— start AVAILABLE DATA —

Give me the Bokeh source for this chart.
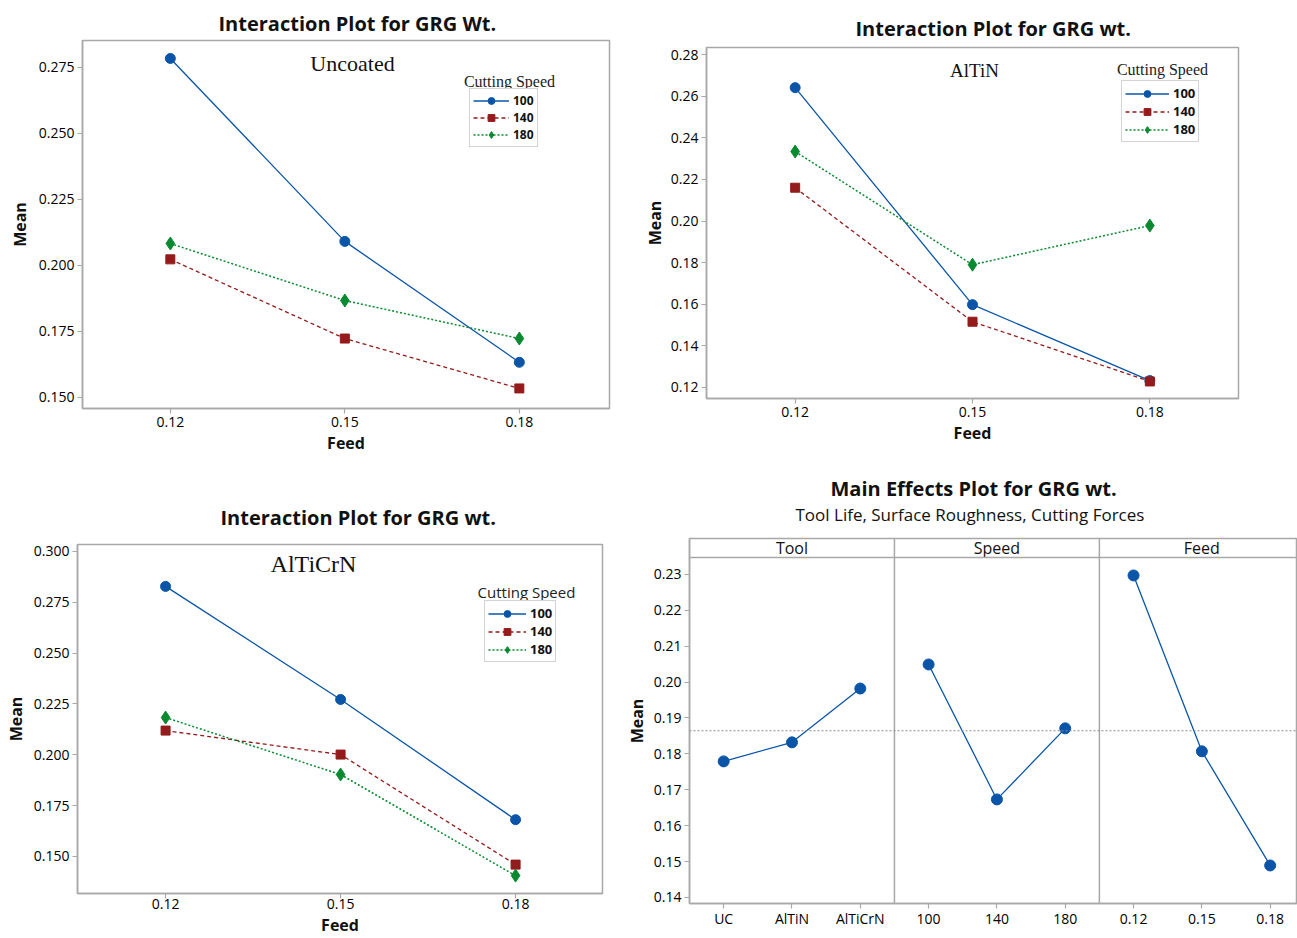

— end AVAILABLE DATA —
— start AVAILABLE DATA —

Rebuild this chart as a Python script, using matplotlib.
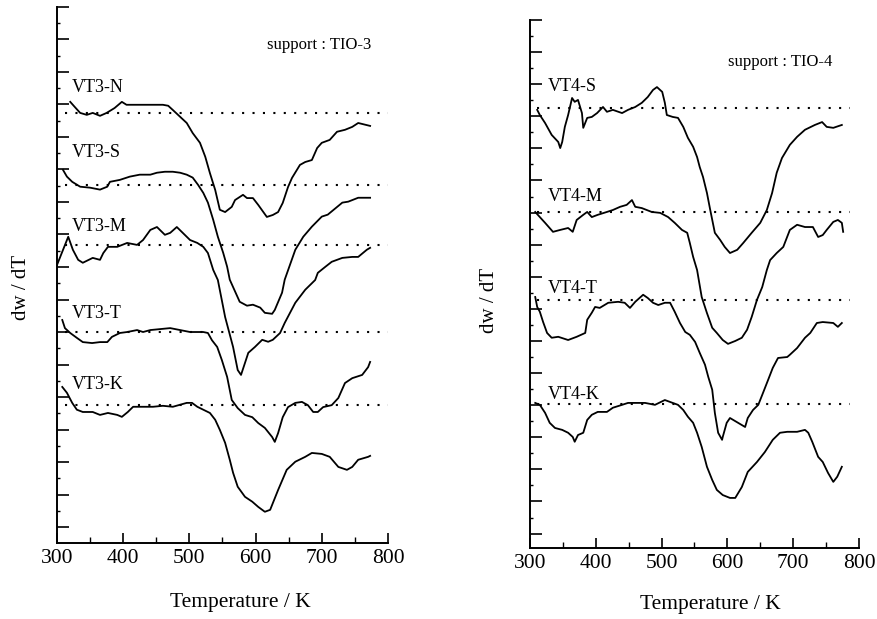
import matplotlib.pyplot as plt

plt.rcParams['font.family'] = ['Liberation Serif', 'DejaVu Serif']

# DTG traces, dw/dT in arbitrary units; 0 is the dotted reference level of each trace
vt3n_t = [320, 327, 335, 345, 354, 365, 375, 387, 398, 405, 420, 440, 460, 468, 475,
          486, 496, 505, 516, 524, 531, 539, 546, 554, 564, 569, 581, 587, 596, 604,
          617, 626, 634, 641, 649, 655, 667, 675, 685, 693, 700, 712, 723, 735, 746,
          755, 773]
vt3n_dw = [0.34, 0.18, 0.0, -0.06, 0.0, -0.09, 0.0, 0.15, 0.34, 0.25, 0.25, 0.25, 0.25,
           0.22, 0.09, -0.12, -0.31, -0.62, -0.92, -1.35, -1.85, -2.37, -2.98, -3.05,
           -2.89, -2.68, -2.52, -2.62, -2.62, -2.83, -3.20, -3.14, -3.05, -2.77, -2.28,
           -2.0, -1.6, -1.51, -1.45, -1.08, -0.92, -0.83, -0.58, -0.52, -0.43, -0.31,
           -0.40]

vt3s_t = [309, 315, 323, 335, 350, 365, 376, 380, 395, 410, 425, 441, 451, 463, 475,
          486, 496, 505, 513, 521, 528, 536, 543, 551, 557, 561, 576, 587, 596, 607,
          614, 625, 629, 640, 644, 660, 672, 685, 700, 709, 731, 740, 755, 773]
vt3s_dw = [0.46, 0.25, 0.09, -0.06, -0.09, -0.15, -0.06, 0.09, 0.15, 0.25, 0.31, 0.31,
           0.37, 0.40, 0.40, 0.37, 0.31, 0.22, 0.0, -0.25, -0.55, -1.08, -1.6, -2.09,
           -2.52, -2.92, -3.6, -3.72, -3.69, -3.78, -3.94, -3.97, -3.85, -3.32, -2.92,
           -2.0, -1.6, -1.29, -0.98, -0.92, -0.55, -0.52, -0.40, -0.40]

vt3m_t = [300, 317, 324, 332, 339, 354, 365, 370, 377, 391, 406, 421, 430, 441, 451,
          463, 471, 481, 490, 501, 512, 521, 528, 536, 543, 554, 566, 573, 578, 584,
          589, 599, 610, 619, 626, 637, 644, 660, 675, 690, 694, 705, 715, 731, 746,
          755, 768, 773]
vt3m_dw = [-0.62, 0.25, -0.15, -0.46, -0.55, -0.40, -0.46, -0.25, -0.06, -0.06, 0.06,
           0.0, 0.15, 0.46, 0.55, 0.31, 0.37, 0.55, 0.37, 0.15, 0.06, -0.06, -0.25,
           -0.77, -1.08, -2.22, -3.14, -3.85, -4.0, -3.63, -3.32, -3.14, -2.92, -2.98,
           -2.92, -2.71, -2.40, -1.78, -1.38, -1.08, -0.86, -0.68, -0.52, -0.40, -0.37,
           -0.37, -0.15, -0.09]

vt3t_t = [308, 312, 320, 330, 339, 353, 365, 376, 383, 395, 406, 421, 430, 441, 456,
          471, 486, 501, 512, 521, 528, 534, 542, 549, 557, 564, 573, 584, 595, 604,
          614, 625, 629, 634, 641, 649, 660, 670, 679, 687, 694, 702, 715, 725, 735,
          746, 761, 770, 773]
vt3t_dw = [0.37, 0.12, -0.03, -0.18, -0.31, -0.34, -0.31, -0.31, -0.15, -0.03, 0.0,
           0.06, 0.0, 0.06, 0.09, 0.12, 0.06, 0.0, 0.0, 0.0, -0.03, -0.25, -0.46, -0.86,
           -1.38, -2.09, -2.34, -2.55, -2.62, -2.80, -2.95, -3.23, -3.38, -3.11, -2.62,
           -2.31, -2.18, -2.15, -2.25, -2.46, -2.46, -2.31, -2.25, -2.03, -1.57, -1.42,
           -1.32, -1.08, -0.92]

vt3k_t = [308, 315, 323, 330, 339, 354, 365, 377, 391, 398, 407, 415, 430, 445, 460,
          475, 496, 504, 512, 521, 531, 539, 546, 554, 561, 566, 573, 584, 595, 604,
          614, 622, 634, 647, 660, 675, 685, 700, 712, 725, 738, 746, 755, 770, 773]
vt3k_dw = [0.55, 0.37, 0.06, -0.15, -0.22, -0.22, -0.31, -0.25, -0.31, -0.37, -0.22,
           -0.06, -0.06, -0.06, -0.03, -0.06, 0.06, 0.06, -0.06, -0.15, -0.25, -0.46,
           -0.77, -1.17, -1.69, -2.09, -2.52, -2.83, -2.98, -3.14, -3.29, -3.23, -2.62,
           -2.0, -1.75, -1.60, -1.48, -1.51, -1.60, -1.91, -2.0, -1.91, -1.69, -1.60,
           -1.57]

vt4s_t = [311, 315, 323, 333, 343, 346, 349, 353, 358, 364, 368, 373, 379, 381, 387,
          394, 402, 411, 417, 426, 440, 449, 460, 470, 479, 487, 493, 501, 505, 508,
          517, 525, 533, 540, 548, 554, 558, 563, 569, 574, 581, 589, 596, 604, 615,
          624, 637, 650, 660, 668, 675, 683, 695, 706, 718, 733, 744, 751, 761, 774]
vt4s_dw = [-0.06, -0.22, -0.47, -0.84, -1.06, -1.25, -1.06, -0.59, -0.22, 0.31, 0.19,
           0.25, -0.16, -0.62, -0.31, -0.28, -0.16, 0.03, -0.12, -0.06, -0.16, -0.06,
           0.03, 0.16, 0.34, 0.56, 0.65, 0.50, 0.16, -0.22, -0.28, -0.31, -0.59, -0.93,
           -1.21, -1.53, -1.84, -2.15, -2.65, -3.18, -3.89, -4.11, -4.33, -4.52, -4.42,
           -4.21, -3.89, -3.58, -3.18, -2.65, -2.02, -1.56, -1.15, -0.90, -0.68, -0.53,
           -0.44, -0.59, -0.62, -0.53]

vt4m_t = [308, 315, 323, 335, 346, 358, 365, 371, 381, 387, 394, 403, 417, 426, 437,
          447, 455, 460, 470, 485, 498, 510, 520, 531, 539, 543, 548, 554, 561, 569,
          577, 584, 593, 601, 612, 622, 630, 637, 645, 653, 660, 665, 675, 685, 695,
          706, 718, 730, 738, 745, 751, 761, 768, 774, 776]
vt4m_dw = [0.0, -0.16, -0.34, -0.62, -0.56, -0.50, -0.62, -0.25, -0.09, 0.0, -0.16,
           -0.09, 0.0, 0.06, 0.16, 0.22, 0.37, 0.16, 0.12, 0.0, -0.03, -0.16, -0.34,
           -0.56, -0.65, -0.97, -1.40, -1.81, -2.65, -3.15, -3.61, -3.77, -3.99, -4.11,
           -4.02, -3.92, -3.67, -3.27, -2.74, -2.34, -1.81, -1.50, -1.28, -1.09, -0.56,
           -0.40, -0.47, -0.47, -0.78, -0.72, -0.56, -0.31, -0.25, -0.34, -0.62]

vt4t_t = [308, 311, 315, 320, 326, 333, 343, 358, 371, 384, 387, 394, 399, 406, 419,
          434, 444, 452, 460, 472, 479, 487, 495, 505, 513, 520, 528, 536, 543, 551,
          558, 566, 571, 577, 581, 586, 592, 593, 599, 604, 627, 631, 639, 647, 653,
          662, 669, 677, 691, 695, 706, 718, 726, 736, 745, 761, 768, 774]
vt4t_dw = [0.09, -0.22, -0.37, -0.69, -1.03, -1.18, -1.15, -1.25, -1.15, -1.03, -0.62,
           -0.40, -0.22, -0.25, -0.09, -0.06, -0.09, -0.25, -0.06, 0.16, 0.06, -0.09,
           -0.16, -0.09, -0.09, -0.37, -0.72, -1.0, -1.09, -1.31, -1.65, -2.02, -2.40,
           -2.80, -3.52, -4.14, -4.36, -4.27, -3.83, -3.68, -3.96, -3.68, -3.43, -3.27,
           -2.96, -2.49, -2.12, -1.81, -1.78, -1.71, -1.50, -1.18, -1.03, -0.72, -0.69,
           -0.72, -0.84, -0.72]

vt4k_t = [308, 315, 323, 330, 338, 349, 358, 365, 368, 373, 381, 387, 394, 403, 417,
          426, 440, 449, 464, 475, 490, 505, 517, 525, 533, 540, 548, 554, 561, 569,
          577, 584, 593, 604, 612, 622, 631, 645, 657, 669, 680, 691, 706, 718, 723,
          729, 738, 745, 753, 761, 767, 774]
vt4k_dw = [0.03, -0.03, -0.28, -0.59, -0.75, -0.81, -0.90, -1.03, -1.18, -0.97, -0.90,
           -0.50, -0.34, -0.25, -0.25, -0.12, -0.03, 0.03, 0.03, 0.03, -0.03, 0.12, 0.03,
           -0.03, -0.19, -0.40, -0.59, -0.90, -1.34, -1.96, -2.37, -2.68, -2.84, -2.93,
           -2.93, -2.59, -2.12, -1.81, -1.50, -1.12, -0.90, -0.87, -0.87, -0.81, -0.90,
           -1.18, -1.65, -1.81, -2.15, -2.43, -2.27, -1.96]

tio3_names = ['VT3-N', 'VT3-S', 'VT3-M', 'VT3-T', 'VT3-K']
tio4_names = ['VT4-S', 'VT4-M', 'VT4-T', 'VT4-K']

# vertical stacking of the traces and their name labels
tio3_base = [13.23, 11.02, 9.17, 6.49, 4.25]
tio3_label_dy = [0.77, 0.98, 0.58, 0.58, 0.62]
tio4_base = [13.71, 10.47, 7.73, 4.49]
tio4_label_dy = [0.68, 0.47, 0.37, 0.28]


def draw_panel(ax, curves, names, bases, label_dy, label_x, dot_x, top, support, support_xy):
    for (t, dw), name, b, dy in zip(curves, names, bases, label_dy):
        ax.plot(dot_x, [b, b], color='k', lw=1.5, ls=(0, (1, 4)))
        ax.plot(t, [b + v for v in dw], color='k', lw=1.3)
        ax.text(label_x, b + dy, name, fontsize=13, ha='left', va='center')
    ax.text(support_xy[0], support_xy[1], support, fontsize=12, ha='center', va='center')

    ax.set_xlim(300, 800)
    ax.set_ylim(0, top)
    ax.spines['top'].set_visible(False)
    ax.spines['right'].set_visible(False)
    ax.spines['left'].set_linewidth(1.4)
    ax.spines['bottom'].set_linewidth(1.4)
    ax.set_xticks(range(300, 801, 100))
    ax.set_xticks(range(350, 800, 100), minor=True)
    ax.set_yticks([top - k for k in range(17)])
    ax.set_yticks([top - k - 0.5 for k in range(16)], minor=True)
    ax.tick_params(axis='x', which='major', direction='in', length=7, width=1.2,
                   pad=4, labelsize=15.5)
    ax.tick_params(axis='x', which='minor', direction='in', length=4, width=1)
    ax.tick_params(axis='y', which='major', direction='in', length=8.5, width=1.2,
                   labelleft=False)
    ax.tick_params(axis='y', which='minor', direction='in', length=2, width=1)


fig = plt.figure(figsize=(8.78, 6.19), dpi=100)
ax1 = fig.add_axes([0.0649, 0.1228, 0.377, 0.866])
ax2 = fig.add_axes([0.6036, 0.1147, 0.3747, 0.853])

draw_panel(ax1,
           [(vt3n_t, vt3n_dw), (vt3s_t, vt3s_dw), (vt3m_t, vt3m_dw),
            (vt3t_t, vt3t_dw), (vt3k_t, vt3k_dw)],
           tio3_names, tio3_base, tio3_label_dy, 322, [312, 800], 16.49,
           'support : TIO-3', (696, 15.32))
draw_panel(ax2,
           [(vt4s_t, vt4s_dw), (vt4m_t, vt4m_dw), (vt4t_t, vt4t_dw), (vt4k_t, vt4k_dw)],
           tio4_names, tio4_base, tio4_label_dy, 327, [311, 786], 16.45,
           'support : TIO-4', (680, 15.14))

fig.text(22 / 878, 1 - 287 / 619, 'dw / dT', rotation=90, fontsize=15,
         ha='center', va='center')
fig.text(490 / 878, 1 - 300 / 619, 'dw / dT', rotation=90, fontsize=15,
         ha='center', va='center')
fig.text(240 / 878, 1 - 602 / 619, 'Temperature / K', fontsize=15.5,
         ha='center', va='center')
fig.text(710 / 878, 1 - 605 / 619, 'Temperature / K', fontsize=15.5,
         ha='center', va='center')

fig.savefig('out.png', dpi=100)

— end AVAILABLE DATA —
— start AVAILABLE DATA —

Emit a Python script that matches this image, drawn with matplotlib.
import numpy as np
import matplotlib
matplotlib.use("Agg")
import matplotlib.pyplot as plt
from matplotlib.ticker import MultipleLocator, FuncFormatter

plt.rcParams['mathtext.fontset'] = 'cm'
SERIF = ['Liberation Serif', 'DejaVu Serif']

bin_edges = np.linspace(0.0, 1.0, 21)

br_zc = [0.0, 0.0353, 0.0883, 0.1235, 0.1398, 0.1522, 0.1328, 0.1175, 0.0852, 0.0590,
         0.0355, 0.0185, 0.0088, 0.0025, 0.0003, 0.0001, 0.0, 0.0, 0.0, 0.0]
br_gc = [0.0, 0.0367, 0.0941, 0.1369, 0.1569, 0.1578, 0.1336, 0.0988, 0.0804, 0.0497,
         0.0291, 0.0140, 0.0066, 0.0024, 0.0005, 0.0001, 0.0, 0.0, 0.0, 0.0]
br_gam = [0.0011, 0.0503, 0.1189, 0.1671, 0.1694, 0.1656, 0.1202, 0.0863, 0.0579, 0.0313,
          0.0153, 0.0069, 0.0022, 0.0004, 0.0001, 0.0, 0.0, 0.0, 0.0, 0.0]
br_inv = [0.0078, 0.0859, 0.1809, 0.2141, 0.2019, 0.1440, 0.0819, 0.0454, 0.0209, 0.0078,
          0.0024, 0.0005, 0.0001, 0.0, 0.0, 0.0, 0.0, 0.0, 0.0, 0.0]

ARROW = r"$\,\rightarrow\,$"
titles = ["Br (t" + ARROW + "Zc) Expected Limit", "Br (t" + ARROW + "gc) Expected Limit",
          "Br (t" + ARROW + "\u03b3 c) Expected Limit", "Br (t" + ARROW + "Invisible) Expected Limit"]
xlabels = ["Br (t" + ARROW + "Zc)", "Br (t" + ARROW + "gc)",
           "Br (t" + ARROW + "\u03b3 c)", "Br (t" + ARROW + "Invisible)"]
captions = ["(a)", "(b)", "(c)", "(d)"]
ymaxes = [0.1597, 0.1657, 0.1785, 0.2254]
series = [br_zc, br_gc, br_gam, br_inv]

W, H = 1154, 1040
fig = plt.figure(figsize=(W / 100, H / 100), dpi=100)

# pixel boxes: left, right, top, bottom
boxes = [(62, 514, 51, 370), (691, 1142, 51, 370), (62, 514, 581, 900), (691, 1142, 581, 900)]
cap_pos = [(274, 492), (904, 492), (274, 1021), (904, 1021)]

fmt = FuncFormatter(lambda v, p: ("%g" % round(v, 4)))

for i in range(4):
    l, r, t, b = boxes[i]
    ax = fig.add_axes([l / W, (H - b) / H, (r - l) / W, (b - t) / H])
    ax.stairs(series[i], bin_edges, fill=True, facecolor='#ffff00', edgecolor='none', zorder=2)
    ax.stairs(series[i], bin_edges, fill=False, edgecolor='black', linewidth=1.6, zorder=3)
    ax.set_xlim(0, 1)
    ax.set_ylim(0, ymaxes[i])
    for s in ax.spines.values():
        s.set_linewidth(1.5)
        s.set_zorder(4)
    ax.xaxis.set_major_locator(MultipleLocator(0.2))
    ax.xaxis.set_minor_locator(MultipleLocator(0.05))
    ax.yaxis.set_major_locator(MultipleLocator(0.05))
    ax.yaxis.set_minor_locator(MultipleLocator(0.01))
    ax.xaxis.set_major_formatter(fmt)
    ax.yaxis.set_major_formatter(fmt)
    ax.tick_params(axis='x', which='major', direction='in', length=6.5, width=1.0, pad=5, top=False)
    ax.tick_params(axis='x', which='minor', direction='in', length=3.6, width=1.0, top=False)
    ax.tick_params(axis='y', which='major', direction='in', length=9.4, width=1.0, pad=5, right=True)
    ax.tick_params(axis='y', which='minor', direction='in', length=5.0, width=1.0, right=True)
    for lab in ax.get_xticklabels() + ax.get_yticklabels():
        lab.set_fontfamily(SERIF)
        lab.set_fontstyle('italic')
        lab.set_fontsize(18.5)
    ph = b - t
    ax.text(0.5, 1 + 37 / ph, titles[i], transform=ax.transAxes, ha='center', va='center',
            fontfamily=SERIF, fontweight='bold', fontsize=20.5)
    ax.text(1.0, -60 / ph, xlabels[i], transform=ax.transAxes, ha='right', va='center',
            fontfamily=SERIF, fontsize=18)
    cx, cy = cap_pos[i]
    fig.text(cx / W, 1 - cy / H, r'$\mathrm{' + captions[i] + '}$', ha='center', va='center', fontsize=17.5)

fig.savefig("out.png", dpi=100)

— end AVAILABLE DATA —

WORK INSTRUCTIONS :: Quote the data above exactly from the line with "Rebuild this chart" to the line with "plt.rcParams['font.family'] = ['Liberation", both ends counted, and nothing else. Pictures don't go in.

WORKED ANSWER ::
Rebuild this chart as a Python script, using matplotlib.
import matplotlib.pyplot as plt

plt.rcParams['font.family'] = ['Liberation Serif', 'DejaVu Serif']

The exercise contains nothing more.